Władze Elbląga sabotują rozwój portu? Rząd daje, na wejściu, 100 mln zł
Trwa spór wokół elbląskiego portu. Rząd chce przeznaczyć na konieczne związane z jego rozwojem inwestycje 100 mln zł. Pieniądze te są do wzięcia od zaraz, ale rządząca miastem koalicja PO-PSL-Lewica na czele z prezydentem Witoldem Wróblewskim na czele, ociąga się z podjęciem decyzji w tej kwestii; jak twierdzą niektórzy "gra na czas", mając w perspektywie zbliżające się wybory. A pieniądze - np. na pogłębienie toru wodnego w granicach miasta i budowę obrotnicy dla statków - są potrzebne już teraz. Bez wsparcia państwa port morski w Elblągu nie ma szans na rozwój, gdyż, czym specjalnie włodarze się nie chwalą, do 2035 roku władze Elbląga chcą przeznaczyć na na ten cel łatwą do zapamiętania kwotę - 0 złotych!
Przypomniał o tym właśnie w spocie na facebooku wiceminister Andrzej Śliwka z resortu Aktywów Państwowych, który od wielu miesięcy stał się ambasadorem interesów Elbląga w Warszawie. Na sercu wiceministra, pochodzącego z położonego w pobliżu Elbląga Pasłęka, leży szczególnie rozwój elbląskiego portu, który w rządowych planach Prawa i Sprawiedliwości mógłby stać czwartym - po Szczecinie-Świnoujściu, Gdyni i Gdańsku - portem Rzeczypospolitej. Stoi to jednak pod znakiem zapytania, a to z powodu obstrukcji władz miasta.

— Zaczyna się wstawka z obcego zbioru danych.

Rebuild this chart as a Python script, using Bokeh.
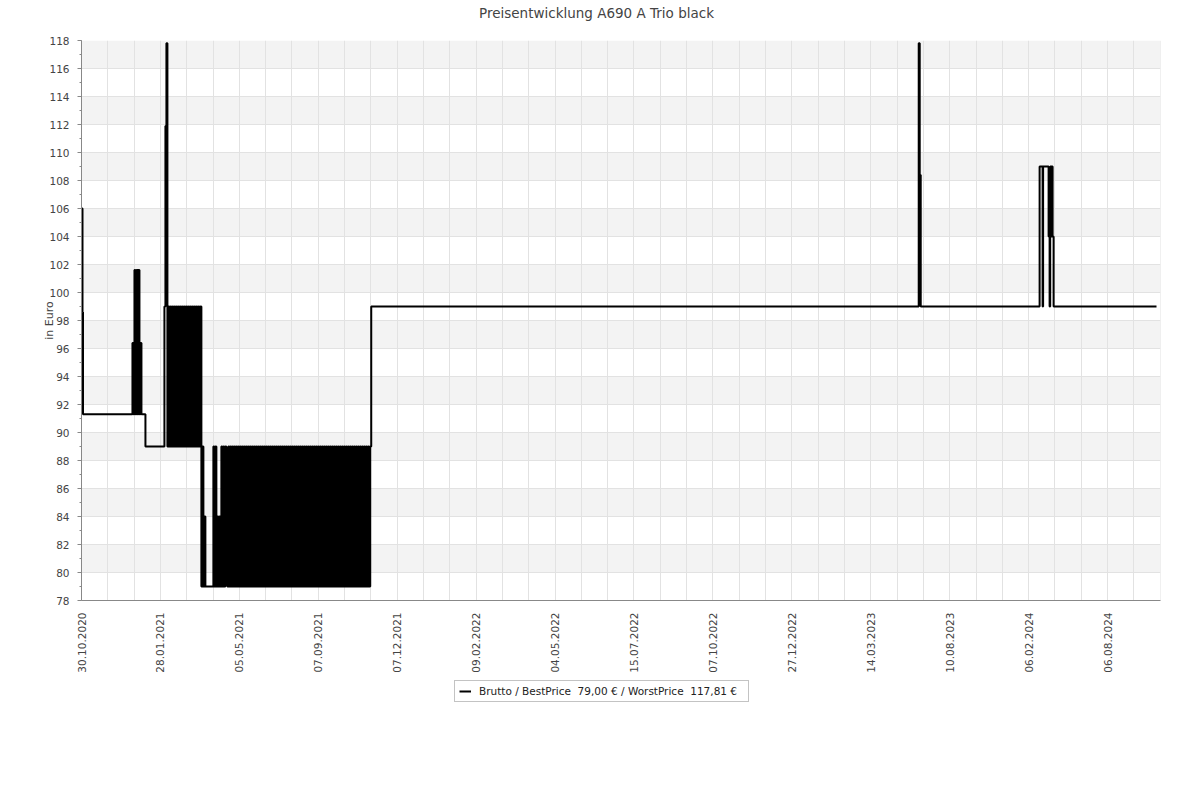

"W zobowiązaniach wyborczych prezydenta, przepraszam – kandydata Wróblewskiego w 2018 roku znalazło się zapewnienie wykorzystania przekopu przez Mierzeję Wiślaną dla rozwoju portu - poprzez pogłębienie toru wodnego we współpracy z Urzędem Morskim oraz budowę obrotnicy dla statków Co od tamtej pory zostało zrobione?" - zapytał retorycznie Andrzej Śliwka i zwracając się już bezpośrednio do prezydenta Wróblewskiego podsumował jego działania w tej kwestii: "Przez pięć lat zdążył Pan jedynie opracować aktualizację strategii rozwoju portu, która obecnie i tak jest już nieaktualna. Do 2035 roku miasto zaplanowało okrągłe 0 zł na inwestycje w porcie. Gratulacje Panie prezydencie. Tak chce Pan rozwijać ten port? Proszę się opamiętać i przyjąć rządową propozycję - 100 mln zł leży cały czas na stole. 100 mln na rozwój portu. Skorzysta na tym port, skorzysta Elbląg, skorzystają mieszkańcy. To nowe miejsca pracy i dodatkowe pieniądze do kasy miejskiej" - stwierdził wiceminister dodając na koniec: "Współpraca - to słowo klucz. To o niej w swoim programie wyborczym mówił Witold Wróblewski, gdy zobowiązał się do realizacji niezbędnych inwestycji portowych. Dzisiaj wypiera się swych obietnic, choć rząd poczynił już ogromne inwestycje mając na uwadze rzeczoną współpracę. Na potwierdzenie spoczywających na spółce komunalnej obowiązków i bycia przez nią kompetentną do wykonania tych zadań, prezydent posiada nawet opinię prawną, której napisanie sam zlecił.”